061204 – Monday – Soros II

I continued to read George Soros over lunch today and got into a new section in the book in which he refers to an insight he developed during the breakup of the Soviet Union when he and his foundations were deeply involved in trying to influence an orderly transition from a Closed Society/Central Economy into an Open Society/Capitalistic Economy.

Prior to this, he’d seen Open Societies and Closed Societies as two polar opposites. Following this, he reevaluated and decided that a better model was one in which the Open Society model sits midway between the closed and the too open extremes. He learned that a weak system with no goals for people to identify with and a huge amount of ambiguity and uncertainty can foster a desire for order and control that easily leads back into closed totalitarian systems.

This reminded me of an E-mail conversation that has been spinning out between myself and my friend, MD, over the past week in which we’d been focused on this same idea. I.e., that closed societies, wherein dogma has become ascendant, are stagnant and repressive and resist change but societies in which anything and everything goes (such as the US youth culture of the hippy 60’s), are essentially unstable because a lack sufficient structure and quickly fall apart.

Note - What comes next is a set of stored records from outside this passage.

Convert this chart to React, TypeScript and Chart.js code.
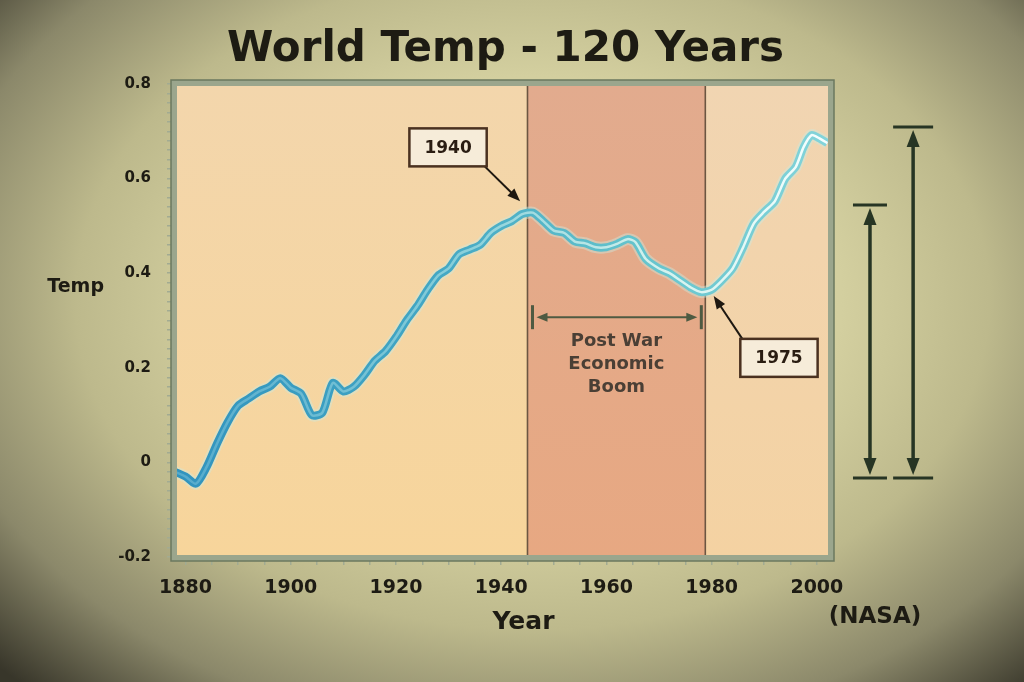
import React, { useEffect, useRef } from 'react';
import { Chart, registerables } from 'chart.js';

Chart.register(...registerables);

// ---- data ----
const years = [
  1878, 1880, 1882, 1884, 1886, 1888, 1890, 1892, 1894, 1896, 1898, 1900, 1902, 1904, 1906, 1908,
  1910, 1912, 1914, 1916, 1918, 1920, 1922, 1924, 1926, 1928, 1930, 1932, 1934, 1936, 1938, 1940,
  1942, 1944, 1946, 1948, 1950, 1952, 1954, 1956, 1958, 1960, 1962, 1964, 1965.5, 1967.5, 1970,
  1972, 1974, 1976, 1978, 1980, 1982, 1984, 1986, 1988, 1990, 1992, 1994, 1996, 1997.5, 1999,
  2000.5, 2002,
];
const temps = [
  -0.02, -0.03, -0.045, -0.01, 0.04, 0.085, 0.12, 0.135, 0.15, 0.16, 0.178, 0.158, 0.145, 0.1,
  0.105, 0.168, 0.15, 0.16, 0.185, 0.215, 0.235, 0.265, 0.3, 0.33, 0.365, 0.395, 0.41, 0.44, 0.45,
  0.46, 0.485, 0.5, 0.51, 0.525, 0.528, 0.51, 0.49, 0.485, 0.467, 0.463, 0.455, 0.455, 0.462,
  0.472, 0.466, 0.43, 0.41, 0.4, 0.385, 0.37, 0.36, 0.365, 0.385, 0.41, 0.455, 0.505, 0.53, 0.552,
  0.6, 0.625, 0.667, 0.692, 0.685, 0.675,
];
const xTickYears = [1880, 1900, 1920, 1940, 1960, 1980, 2000];
const yTickValues = [-0.2, 0, 0.2, 0.4, 0.6, 0.8];
const xRange = [1878, 2002.5];
const yRange = [-0.2, 0.8];
const boomBand = [1945, 1978.8];
const boomLabelLines = ['Post War', 'Economic', 'Boom'];
const boomArrowTemp = 0.307;
const calloutLabels = ['1940', '1975'];
const calloutBoxYears = [1929.9, 1992.8];
const calloutBoxTemps = [0.666, 0.221];
const calloutTipYears = [1943.6, 1980.4];
const calloutTipTemps = [0.552, 0.352];
const rangeArrowYears = [2010.1, 2018.3];
const rangeArrowLows = [-0.033, -0.033];
const rangeArrowHighs = [0.544, 0.709];
const titleText = 'World Temp - 120 Years';
const yAxisLabel = 'Temp';
const xAxisLabel = 'Year';
const sourceLabel = '(NASA)';

const FONT = '"DejaVu Sans", sans-serif';
const INK = '#1d1b13';

function arrowHead(ctx: CanvasRenderingContext2D, tx: number, ty: number, fx: number, fy: number, len: number, wid: number) {
  const ang = Math.atan2(ty - fy, tx - fx);
  const bx = tx - len * Math.cos(ang);
  const by = ty - len * Math.sin(ang);
  ctx.beginPath();
  ctx.moveTo(tx, ty);
  ctx.lineTo(bx + (wid / 2) * Math.sin(ang), by - (wid / 2) * Math.cos(ang));
  ctx.lineTo(bx - (wid / 2) * Math.sin(ang), by + (wid / 2) * Math.cos(ang));
  ctx.closePath();
  ctx.fill();
}

const decorPlugin = {
  id: 'decor',
  beforeDatasetsDraw(chart: any) {
    const { ctx, chartArea: a, scales } = chart;
    const x = scales.x;
    const x0 = x.getPixelForValue(boomBand[0]);
    const x1 = x.getPixelForValue(boomBand[1]);
    ctx.save();
    let g = ctx.createLinearGradient(0, a.top, 0, a.bottom);
    g.addColorStop(0, '#f3d6ac');
    g.addColorStop(1, '#f7d59b');
    ctx.fillStyle = g;
    ctx.fillRect(a.left, a.top, x0 - a.left, a.height);
    g = ctx.createLinearGradient(0, a.top, 0, a.bottom);
    g.addColorStop(0, '#e2ab8e');
    g.addColorStop(1, '#e7a882');
    ctx.fillStyle = g;
    ctx.fillRect(x0, a.top, x1 - x0, a.height);
    g = ctx.createLinearGradient(0, a.top, 0, a.bottom);
    g.addColorStop(0, '#f1d5b2');
    g.addColorStop(1, '#f4d2a2');
    ctx.fillStyle = g;
    ctx.fillRect(x1, a.top, a.right - x1, a.height);
    ctx.strokeStyle = '#6c5642';
    ctx.lineWidth = 1.6;
    [x0, x1].forEach((px) => {
      ctx.beginPath();
      ctx.moveTo(px, a.top);
      ctx.lineTo(px, a.bottom);
      ctx.stroke();
    });
    ctx.restore();
  },
  afterDatasetsDraw(chart: any) {
    const { ctx, chartArea: a, scales } = chart;
    const x = scales.x;
    const y = scales.y;
    ctx.save();

    // frame
    ctx.strokeStyle = '#9ba68d';
    ctx.lineWidth = 6;
    ctx.strokeRect(a.left - 1, a.top - 1, a.width + 2, a.height + 2);
    ctx.strokeStyle = '#6b785f';
    ctx.lineWidth = 1.5;
    ctx.strokeRect(a.left - 4, a.top - 4, a.width + 8, a.height + 8);

    // callouts
    ctx.font = `bold 17px ${FONT}`;
    ctx.textAlign = 'center';
    ctx.textBaseline = 'middle';
    calloutLabels.forEach((lab, i) => {
      const bx = x.getPixelForValue(calloutBoxYears[i]);
      const by = y.getPixelForValue(calloutBoxTemps[i]);
      const tx = x.getPixelForValue(calloutTipYears[i]);
      const ty = y.getPixelForValue(calloutTipTemps[i]);
      const w = ctx.measureText(lab).width + 30;
      const h = 38;
      const sx = tx > bx ? bx + w / 2 - 2 : bx - w / 2 + 2;
      const sy = ty > by ? by + h / 2 : by - h / 2;
      ctx.strokeStyle = '#1e1811';
      ctx.fillStyle = '#1e1811';
      ctx.lineWidth = 2;
      const ang = Math.atan2(ty - sy, tx - sx);
      ctx.beginPath();
      ctx.moveTo(sx, sy);
      ctx.lineTo(tx - 10 * Math.cos(ang), ty - 10 * Math.sin(ang));
      ctx.stroke();
      arrowHead(ctx, tx, ty, sx, sy, 13, 10);
      ctx.fillStyle = '#f6ecd9';
      ctx.fillRect(bx - w / 2, by - h / 2, w, h);
      ctx.strokeStyle = '#4a3120';
      ctx.lineWidth = 2.5;
      ctx.strokeRect(bx - w / 2, by - h / 2, w, h);
      ctx.fillStyle = '#2a1d12';
      ctx.fillText(lab, bx, by + 1);
    });

    // post-war double arrow
    const x0 = x.getPixelForValue(boomBand[0]);
    const x1 = x.getPixelForValue(boomBand[1]);
    const py = y.getPixelForValue(boomArrowTemp);
    ctx.strokeStyle = '#4e5a42';
    ctx.fillStyle = '#4e5a42';
    ctx.lineWidth = 3;
    [x0 + 5, x1 - 4].forEach((ex) => {
      ctx.beginPath();
      ctx.moveTo(ex, py - 12);
      ctx.lineTo(ex, py + 12);
      ctx.stroke();
    });
    ctx.lineWidth = 2;
    ctx.beginPath();
    ctx.moveTo(x0 + 14, py);
    ctx.lineTo(x1 - 13, py);
    ctx.stroke();
    arrowHead(ctx, x0 + 9, py, x1, py, 11, 9);
    arrowHead(ctx, x1 - 8, py, x0, py, 11, 9);

    ctx.fillStyle = '#4a3f35';
    ctx.font = `bold 18px ${FONT}`;
    ctx.textAlign = 'center';
    ctx.textBaseline = 'middle';
    const cx = (x0 + x1) / 2;
    boomLabelLines.forEach((line, i) => {
      ctx.fillText(line, cx, py + 24 + i * 23);
    });

    // range arrows at right
    ctx.strokeStyle = '#273524';
    ctx.fillStyle = '#273524';
    rangeArrowYears.forEach((yr, i) => {
      const px = x.getPixelForValue(yr);
      const top = y.getPixelForValue(rangeArrowHighs[i]);
      const bot = y.getPixelForValue(rangeArrowLows[i]);
      const half = i === 0 ? 17 : 20;
      ctx.lineWidth = 3;
      [top, bot].forEach((yy) => {
        ctx.beginPath();
        ctx.moveTo(px - half, yy);
        ctx.lineTo(px + half, yy);
        ctx.stroke();
      });
      ctx.lineWidth = 3.5;
      ctx.beginPath();
      ctx.moveTo(px, top + 14);
      ctx.lineTo(px, bot - 14);
      ctx.stroke();
      arrowHead(ctx, px, top + 3, px, bot, 17, 13);
      arrowHead(ctx, px, bot - 3, px, top, 17, 13);
    });

    // texts
    ctx.fillStyle = INK;
    ctx.textBaseline = 'middle';
    ctx.textAlign = 'center';
    ctx.font = `bold 42px ${FONT}`;
    ctx.fillText(titleText, (a.left + a.right) / 2 + 3, a.top - 34);
    ctx.font = `bold 25px ${FONT}`;
    ctx.fillText(xAxisLabel, (a.left + a.right) / 2 + 21, a.bottom + 65);
    ctx.font = `bold 23px ${FONT}`;
    ctx.fillText(sourceLabel, a.right + 45, a.bottom + 60);
    ctx.textAlign = 'right';
    ctx.font = `bold 19px ${FONT}`;
    ctx.fillText(yAxisLabel, a.left - 71, y.getPixelForValue(0.37));

    ctx.restore();
  },
};

function makeGradient(chart: any, stops: [number, string][], fallback: string) {
  const { ctx, chartArea } = chart;
  if (!chartArea) return fallback;
  const g = ctx.createLinearGradient(chartArea.left, 0, chartArea.right, 0);
  stops.forEach(([o, c]) => g.addColorStop(o, c));
  return g;
}

export default function App() {
  const canvasRef = useRef<HTMLCanvasElement | null>(null);

  useEffect(() => {
    const canvas = canvasRef.current;
    if (!canvas) return;
    const points = years.map((yr, i) => ({ x: yr, y: temps[i] }));
    const isYLabel = (v: number) => yTickValues.some((t) => Math.abs(t - v) < 1e-6);
    const chart = new Chart(canvas, {
      type: 'line',
      data: {
        datasets: [
          {
            data: points,
            borderWidth: 2.5,
            borderColor: (c: any) =>
              makeGradient(
                c.chart,
                [
                  [0, 'rgba(100,180,210,0.7)'],
                  [0.45, 'rgba(150,215,222,0.85)'],
                  [0.72, 'rgba(214,243,238,0.95)'],
                  [1, 'rgba(246,255,255,1)'],
                ],
                '#cfeeee'
              ),
            pointRadius: 0,
            tension: 0.25,
            fill: false,
          },
          {
            data: points,
            borderWidth: 8,
            borderColor: (c: any) =>
              makeGradient(
                c.chart,
                [
                  [0, '#3193be'],
                  [0.4, '#43a7c4'],
                  [0.7, '#64c3cc'],
                  [1, '#84d4da'],
                ],
                '#45a9c4'
              ),
            pointRadius: 0,
            tension: 0.25,
            fill: false,
          },
          {
            data: points,
            borderWidth: 12,
            borderColor: 'rgba(205,232,222,0.45)',
            pointRadius: 0,
            tension: 0.25,
            fill: false,
          },
        ],
      },
      options: {
        animation: false,
        responsive: false,
        maintainAspectRatio: false,
        events: [],
        layout: { padding: { top: 84, right: 194, bottom: 0, left: 0 } },
        plugins: {
          legend: { display: false },
          tooltip: { enabled: false },
          title: { display: false },
        },
        scales: {
          x: {
            type: 'linear',
            min: xRange[0],
            max: xRange[1],
            afterFit: (s: any) => {
              s.height = 125;
            },
            border: { display: false },
            grid: {
              drawOnChartArea: false,
              drawTicks: true,
              tickLength: 8,
              color: '#a2ab92',
              lineWidth: 1.5,
            },
            ticks: {
              stepSize: 5,
              includeBounds: false,
              autoSkip: false,
              maxRotation: 0,
              padding: 12,
              color: INK,
              font: { family: FONT, size: 19, weight: 'bold' },
              callback: (v: any) => (xTickYears.includes(Number(v)) ? String(v) : ''),
            },
          },
          y: {
            type: 'linear',
            min: yRange[0],
            max: yRange[1],
            afterFit: (s: any) => {
              s.width = 175;
            },
            border: { display: false },
            grid: {
              drawOnChartArea: false,
              drawTicks: true,
              tickLength: 8,
              color: '#a2ab92',
              lineWidth: 1.5,
            },
            ticks: {
              stepSize: 0.02,
              includeBounds: false,
              autoSkip: false,
              padding: 16,
              color: INK,
              font: { family: FONT, size: 15, weight: 'bold' },
              callback: (v: any) => {
                const n = Number(v);
                if (!isYLabel(n)) return '';
                return Math.abs(n) < 1e-6 ? '0' : n.toFixed(1);
              },
            },
          },
        },
      },
      plugins: [decorPlugin],
    } as any);
    return () => chart.destroy();
  }, []);

  return (
    <div
      style={{
        position: 'fixed',
        left: 0,
        top: 0,
        width: 1024,
        height: 682,
        background:
          'radial-gradient(ellipse 72% 78% at 52% 44%, #dad7ac 0%, #d3cf9f 42%, #bdb98c 62%, #8b886a 82%, #38362a 100%)',
        overflow: 'hidden',
      }}
    >
      <canvas ref={canvasRef} width={1024} height={682} style={{ display: 'block', width: 1024, height: 682 }} />
    </div>
  );
}
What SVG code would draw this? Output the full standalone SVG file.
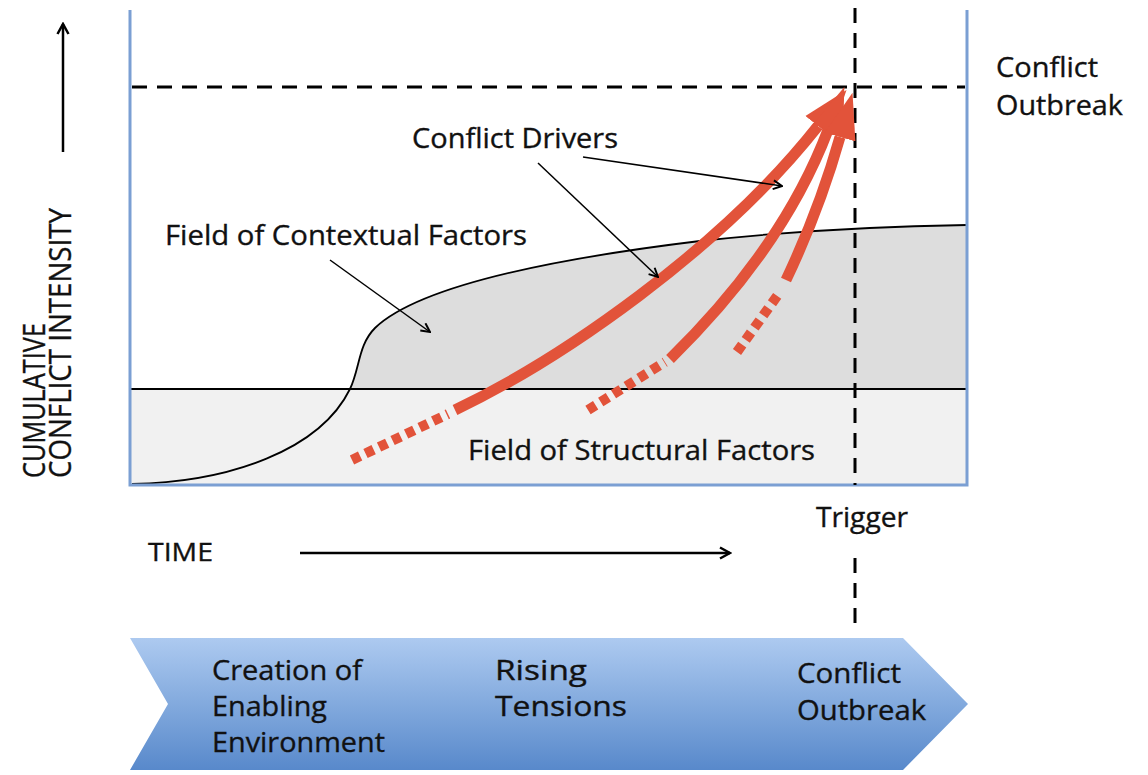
<svg xmlns="http://www.w3.org/2000/svg" width="1148" height="775" viewBox="0 0 1148 775">
  <defs>
    <style>
      .lbl { font-family: "Open Sans", "Liberation Sans", sans-serif; fill: #111111; stroke: #111111; stroke-width: 0.35; }
      .frame { stroke: #7b9fd3; stroke-width: 3; fill: none; }
      .dash { stroke: #000000; stroke-width: 3; stroke-dasharray: 15 10; fill: none; }
      .ptr { stroke: #000000; stroke-width: 1.5; fill: none; marker-end: url(#ptrHead); }
      .axis { stroke: #000000; stroke-width: 2.5; fill: none; marker-end: url(#axisHead); }
      .driver { stroke: #e2533a; stroke-width: 11; fill: none; stroke-linecap: butt; }
      .driverHead { marker-end: url(#redHead); }
      .dotted { stroke: #e2533a; stroke-width: 10; fill: none; stroke-dasharray: 9 6; }
    </style>
    <marker id="ptrHead" viewBox="0 0 10 10" refX="9" refY="5" markerWidth="11" markerHeight="11" markerUnits="userSpaceOnUse" orient="auto">
      <path d="M1,1 L9,5 L1,9" fill="none" stroke="#000" stroke-width="1.8"/>
    </marker>
    <marker id="axisHead" viewBox="0 0 14 14" refX="12" refY="7" markerWidth="14" markerHeight="14" markerUnits="userSpaceOnUse" orient="auto">
      <path d="M2,1.5 L12,7 L2,12.5" fill="none" stroke="#000" stroke-width="2.5"/>
    </marker>
    <marker id="redHead" viewBox="0 0 46 34" refX="0" refY="17" markerWidth="46" markerHeight="34" markerUnits="userSpaceOnUse" orient="auto">
      <path d="M0,1 L46,17 L0,33 Z" fill="#e2533a"/>
    </marker>
    <linearGradient id="bandFill" x1="0" y1="0" x2="0" y2="1">
      <stop offset="0" stop-color="#adcaf0"/>
      <stop offset="1" stop-color="#5889cb"/>
    </linearGradient>
  </defs>

  <rect x="0" y="0" width="1148" height="775" fill="#ffffff"/>

  <!-- structural field: lower band of the plot -->
  <g id="structural-field">
    <rect x="130" y="389" width="837" height="96" fill="#f1f1f1"/>
  </g>

  <!-- contextual field: shaded area above the structural band -->
  <g id="contextual-field">
    <path d="M350,389 C360,368 358,345 375,328 C420,285 560,258 700,241 C800,230 900,226 967,225 L967,389 Z" fill="#dddddd"/>
    <path d="M132,484 C230,482 320,450 350,389 C360,368 358,345 375,328 C420,285 560,258 700,241 C800,230 900,226 967,225" fill="none" stroke="#000" stroke-width="1.8"/>
    <line x1="130" y1="389" x2="967" y2="389" stroke="#000" stroke-width="2"/>
  </g>

  <!-- plot frame -->
  <g id="frame">
    <path class="frame" d="M130,10 L130,485 L967,485 L967,10"/>
  </g>

  <!-- outbreak level and trigger moment -->
  <g id="thresholds">
    <line class="dash" x1="132" y1="87" x2="965" y2="87"/>
    <line class="dash" x1="855" y1="8" x2="855" y2="485"/>
    <line class="dash" x1="855" y1="558" x2="855" y2="630"/>
  </g>

  <g id="connectors">
    <!-- conflict driver arrows -->
    <line class="dotted" x1="352" y1="460" x2="448" y2="414"/>
    <path class="driver driverHead" d="M455,410 C560,360 720,250 818,126"/>
    <line class="dotted" x1="588" y1="410" x2="665" y2="362"/>
    <path class="driver driverHead" d="M670,359 C720,310 790,230 828,130"/>
    <line class="dotted" x1="737" y1="352" x2="780" y2="292"/>
    <path class="driver driverHead" d="M786,280 C805,240 825,190 840,137"/>

    <!-- label pointers -->
    <line class="ptr" x1="330" y1="260" x2="430" y2="332"/>
    <line class="ptr" x1="583" y1="157" x2="782" y2="186"/>
    <line class="ptr" x1="538" y1="163" x2="658" y2="277"/>

    <!-- axes -->
    <line class="axis" x1="63" y1="152" x2="63" y2="24"/>
    <line class="axis" x1="300" y1="553" x2="730" y2="553"/>
  </g>

  <!-- labels -->
  <g id="label-outbreak">
    <text class="lbl" x="996" y="77" font-size="27" textLength="102" lengthAdjust="spacingAndGlyphs">Conflict</text>
    <text class="lbl" x="996" y="115" font-size="27" textLength="127" lengthAdjust="spacingAndGlyphs">Outbreak</text>
  </g>
  <g id="label-drivers">
    <text class="lbl" x="412" y="148" font-size="27" textLength="206" lengthAdjust="spacingAndGlyphs">Conflict Drivers</text>
  </g>
  <g id="label-contextual">
    <text class="lbl" x="165" y="245" font-size="28" textLength="362" lengthAdjust="spacingAndGlyphs">Field of Contextual Factors</text>
  </g>
  <g id="label-structural">
    <text class="lbl" x="468" y="460" font-size="28" textLength="347" lengthAdjust="spacingAndGlyphs">Field of Structural Factors</text>
  </g>
  <g id="label-time">
    <text class="lbl" x="148" y="561" font-size="26" textLength="65" lengthAdjust="spacingAndGlyphs">TIME</text>
  </g>
  <g id="label-trigger">
    <text class="lbl" x="816" y="527" font-size="27" textLength="92" lengthAdjust="spacingAndGlyphs">Trigger</text>
  </g>
  <g id="label-intensity">
    <text class="lbl" transform="translate(45,478) rotate(-90)" font-size="31" textLength="155" lengthAdjust="spacingAndGlyphs">CUMULATIVE</text>
    <text class="lbl" transform="translate(71,478) rotate(-90)" font-size="31" textLength="270" lengthAdjust="spacingAndGlyphs">CONFLICT INTENSITY</text>
  </g>

  <!-- phase chevron -->
  <g id="phase-band">
    <path d="M130,638 L903,638 L968,704 L903,770 L130,770 L168,704 Z" fill="url(#bandFill)"/>
    <text class="lbl" x="212" y="680" font-size="28" textLength="150" lengthAdjust="spacingAndGlyphs">Creation of</text>
    <text class="lbl" x="212" y="716" font-size="28" textLength="115" lengthAdjust="spacingAndGlyphs">Enabling</text>
    <text class="lbl" x="212" y="752" font-size="28" textLength="173" lengthAdjust="spacingAndGlyphs">Environment</text>
    <text class="lbl" x="495" y="680" font-size="28" textLength="92" lengthAdjust="spacingAndGlyphs">Rising</text>
    <text class="lbl" x="495" y="716" font-size="28" textLength="132" lengthAdjust="spacingAndGlyphs">Tensions</text>
    <text class="lbl" x="797" y="683" font-size="28" textLength="104" lengthAdjust="spacingAndGlyphs">Conflict</text>
    <text class="lbl" x="797" y="720" font-size="28" textLength="129" lengthAdjust="spacingAndGlyphs">Outbreak</text>
  </g>
</svg>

But, more than this, I saw another parallel from the relatively new science of Complex Systems and Emergent Properties.

In complexity theory, new emergent properties can manifest only when the overall system is nicely balanced near the transition point between static order and dynamic disorder. Here at this border zone, the various bits and pieces which have the potential to combine to yield a new emergent something, have the flexibility to move around and find each other and to seek an emergent pattern together. Here, the disorder is not so strong that it will keep tearing the forming patterns apart before they can coalesce nor is the order so strong that the bits and pieces are locked into an existing structures within which they cannot move and flex.

The boundary between steam and ice, that we call water, is a tangible example of the idea. And this relates to the fact that for life to evolve, the sorts of molecules involved and the local conditions had to be somewhere between the molecular chaos of too much heat and the molecular rigidity of too much cold.

Much of what I know of Complexity and Emergent Properties, I learned from Waldrop’s 1992 book, Complexity: The Emerging Science at the Edge of Order and Chaos.

And finally, this entire line of thought; the correspondence between Soros’ insights, my conversations with MD and the ideas of Complexity Theory, reminded me strongly of Herman Hesse’s book, The Glass Bead Game: (Magister Ludi) for which he won the Nobel Prize for Literature in 1946.

An amazingly deep book in which one of the major threads is the idea that there are profound correspondences between the various disciplines such as math, music, history, art and etc. Indeed, the ‘Glass Bead Game’, in which these correspondences are revealed is, in Hesse’s future world, the ultimate intellectual pursuit – the attempt to show and experience the interrelatedness of all things.